Exactly - the problem I'm usually facing with concurrent collection access in C# and Java is that the concurrent ccess wasn't even known or even intended. Having a mode or a special set of collections that guarantee that they are never accessed from two threads would be very useful to detect unintended sharing. It wouldn't help in scenarios where things are passed between threads sequentially but for that case at least the sharing is intended and can be reasoned about. The bugs are invariably in code no one even considered involved two threads at all. Having e.g a debug-only optional mode that verifies all calls to collection classes are from the same thread would provide a way of trapping many of these.
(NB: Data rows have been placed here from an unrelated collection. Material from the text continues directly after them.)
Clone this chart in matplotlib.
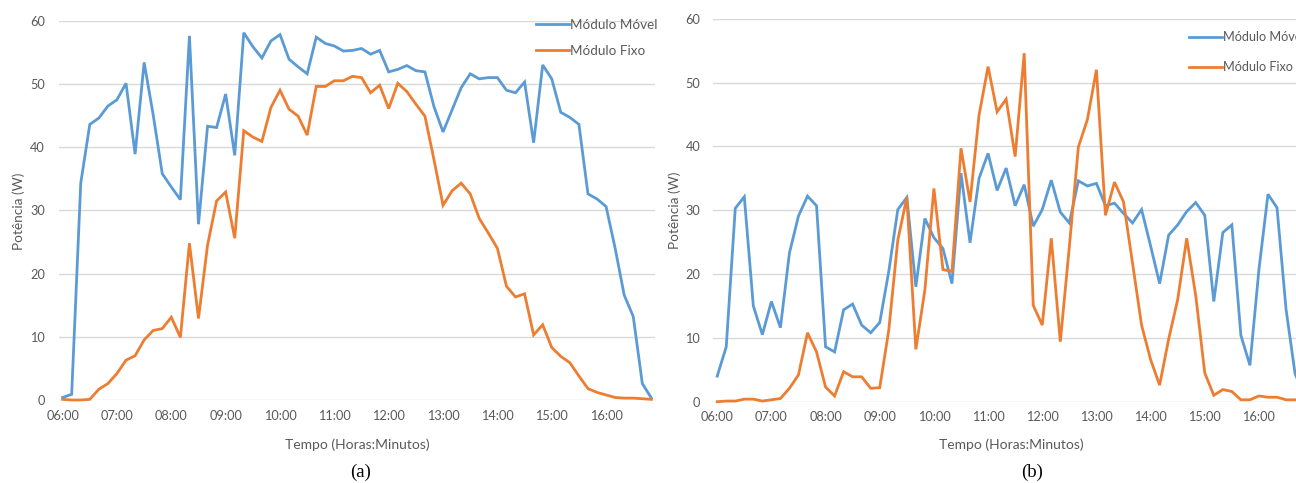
import matplotlib
matplotlib.use("Agg")
import matplotlib.pyplot as plt

plt.rcParams['font.family'] = ['Lato', 'DejaVu Sans']

# leituras a cada 10 min, das 06:00 às 16:50
hour_labels = ['06:00', '07:00', '08:00', '09:00', '10:00', '11:00',
               '12:00', '13:00', '14:00', '15:00', '16:00']

movel_a = [0.4, 0.9, 34.3, 43.6, 44.6, 46.5, 47.5, 50.1, 38.9, 53.4,
           45.1, 35.8, 33.7, 31.7, 57.6, 27.8, 43.3, 43.1, 48.4, 38.7,
           58.1, 55.9, 54.1, 56.8, 57.8, 53.9, 52.7, 51.6, 57.4, 56.4,
           56.0, 55.2, 55.3, 55.6, 54.7, 55.3, 51.9, 52.3, 52.9, 52.1,
           51.9, 46.4, 42.4, 45.9, 49.4, 51.6, 50.8, 51.0, 51.0, 49.0,
           48.6, 50.3, 40.7, 53.0, 50.8, 45.5, 44.7, 43.6, 32.6, 31.8,
           30.6, 24.0, 16.6, 13.2, 2.6, 0.3]
fixo_a = [0.1, 0.0, 0.0, 0.1, 1.7, 2.6, 4.2, 6.3, 7.0, 9.5,
          11.0, 11.3, 13.1, 9.9, 24.8, 12.9, 24.5, 31.5, 32.9, 25.6,
          42.6, 41.6, 40.9, 46.3, 49.0, 46.0, 44.9, 41.9, 49.6, 49.6,
          50.5, 50.5, 51.2, 51.0, 48.6, 49.8, 46.1, 50.1, 48.8, 46.8,
          44.9, 38.0, 30.8, 33.1, 34.3, 32.6, 28.7, 26.4, 24.0, 18.0,
          16.3, 16.8, 10.3, 11.9, 8.3, 6.9, 5.9, 3.8, 1.8, 1.2,
          0.8, 0.4, 0.3, 0.3, 0.2, 0.1]

movel_b = [4.0, 8.6, 30.3, 32.1, 15.0, 10.5, 15.7, 11.6, 23.3, 29.1,
           32.2, 30.7, 8.6, 7.8, 14.4, 15.3, 12.0, 10.8, 12.4, 20.4,
           30.1, 32.0, 18.0, 28.7, 25.7, 24.0, 18.5, 35.8, 24.9, 35.0,
           38.9, 33.1, 36.6, 30.7, 34.0, 27.5, 30.1, 34.7, 29.7, 28.0,
           34.6, 33.8, 34.2, 30.7, 31.1, 29.5, 28.0, 30.1, 24.4, 18.5,
           26.1, 27.7, 29.8, 31.2, 29.2, 15.7, 26.5, 27.7, 10.4, 5.7,
           20.7, 32.5, 30.4, 14.5, 4.4, 1.0]
fixo_b = [0.0, 0.1, 0.1, 0.4, 0.4, 0.1, 0.3, 0.5, 2.1, 4.2,
          10.8, 7.8, 2.3, 0.9, 4.7, 3.9, 3.9, 2.1, 2.2, 11.2,
          25.3, 32.0, 8.2, 17.5, 33.4, 20.7, 20.4, 39.7, 31.3, 44.9,
          52.5, 45.4, 47.4, 38.4, 54.6, 15.1, 12.0, 25.6, 9.4, 24.3,
          39.9, 44.2, 52.0, 29.2, 34.4, 31.3, 21.7, 12.0, 6.6, 2.6,
          9.8, 16.0, 25.6, 16.6, 4.5, 1.0, 1.9, 1.6, 0.3, 0.3,
          0.9, 0.7, 0.7, 0.3, 0.3, 0.3]

AZUL = '#5B9BD5'
LARANJA = '#ED7D31'
CINZA = '#595959'
W, H = 1296, 483

fig = plt.figure(figsize=(W / 100, H / 100), dpi=100)


def painel(rect, movel, fixo, xlim, ypad, leg_xy, leg_gap, leg_fs):
    ax = fig.add_axes(rect)
    x = list(range(len(movel)))
    ax.plot(x, movel, color=AZUL, lw=2.0, label='Módulo Móvel',
            solid_joinstyle='miter', clip_on=False, zorder=3)
    ax.plot(x, fixo, color=LARANJA, lw=2.0, label='Módulo Fixo',
            solid_joinstyle='miter', clip_on=False, zorder=3)
    ax.set_xlim(*xlim)
    ax.set_ylim(0, 60)
    ax.set_yticks(range(0, 61, 10))
    ax.set_xticks(range(0, 61, 6))
    ax.set_xticklabels(hour_labels)
    ax.grid(axis='y', color='#D9D9D9', lw=1.0)
    ax.set_axisbelow(True)
    for s in ax.spines.values():
        s.set_visible(False)
    ax.tick_params(length=0, labelsize=9.2, labelcolor=CINZA)
    ax.tick_params(axis='y', pad=ypad)
    ax.tick_params(axis='x', pad=7)
    ax.legend(loc='upper left', bbox_to_anchor=(leg_xy[0] / W, 1 - leg_xy[1] / H),
              bbox_transform=fig.transFigure, frameon=False, fontsize=leg_fs,
              handlelength=33 / (leg_fs * 1.389), handletextpad=0.1,
              labelspacing=leg_gap, borderpad=0, borderaxespad=0,
              labelcolor=CINZA)
    return ax


painel([59 / W, 1 - 400 / H, 596 / W, 379.3 / H], movel_a, fixo_a,
       (-0.4, 65.4), 10, (536, 19), 1.05, 9.7)
painel([712.7 / W, 1 - 401.7 / H, 595 / W, 383 / H], movel_b, fixo_b,
       (-0.5, 65.4), 9, (1189, 31), 1.45, 9.1)

# títulos dos eixos
for xc, yc in [(19, 211), (675, 210)]:
    fig.text(xc / W, 1 - yc / H, 'Potência (W)', rotation=90, ha='center',
             va='center', fontsize=9.8, color=CINZA)
for xc in [357, 1011]:
    fig.text(xc / W, 1 - 445 / H, 'Tempo (Horas:Minutos)', ha='center',
             va='center', fontsize=10, color=CINZA)

# legendas dos painéis
for xc, txt in [(361, '(a)'), (1032, '(b)')]:
    fig.text(xc / W, 1 - 472 / H, txt, ha='center', va='center',
             fontsize=13.5, family='Liberation Serif', color='black')

fig.savefig('out.png', dpi=100)
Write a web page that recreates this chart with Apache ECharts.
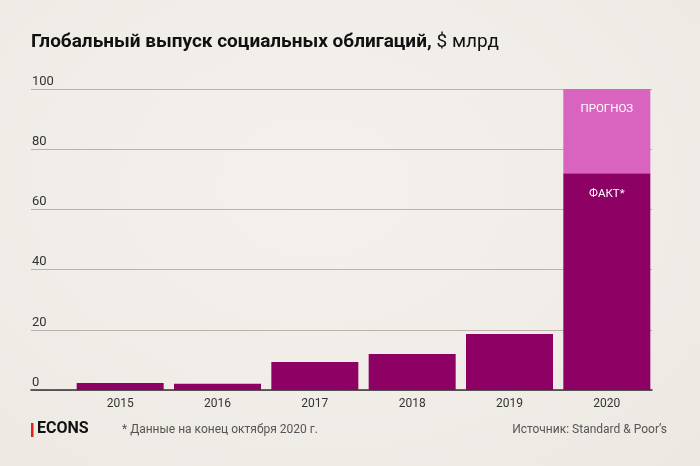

C# makes it very easy to avoid the normal threading issues by using Task<T> and other high level helpers - which is excellent. The problem I'm usually facing is isolating what the code within the task can "reach". Normally the main program code is a huge amount of code that must be single threaded. Tons of caches using vanilla dictionaries and so on. Now there is a small perf critical thing I need to do with Tasks. The failure mode is that the code from in the task somehow indirectly (e.g through some property on an object ending up in a cache backed by a dictionary) ends up accessing shared mutable state. Soparating the code used concurrently from the rest becomes a mental overhead. So anything that helps me do that would help.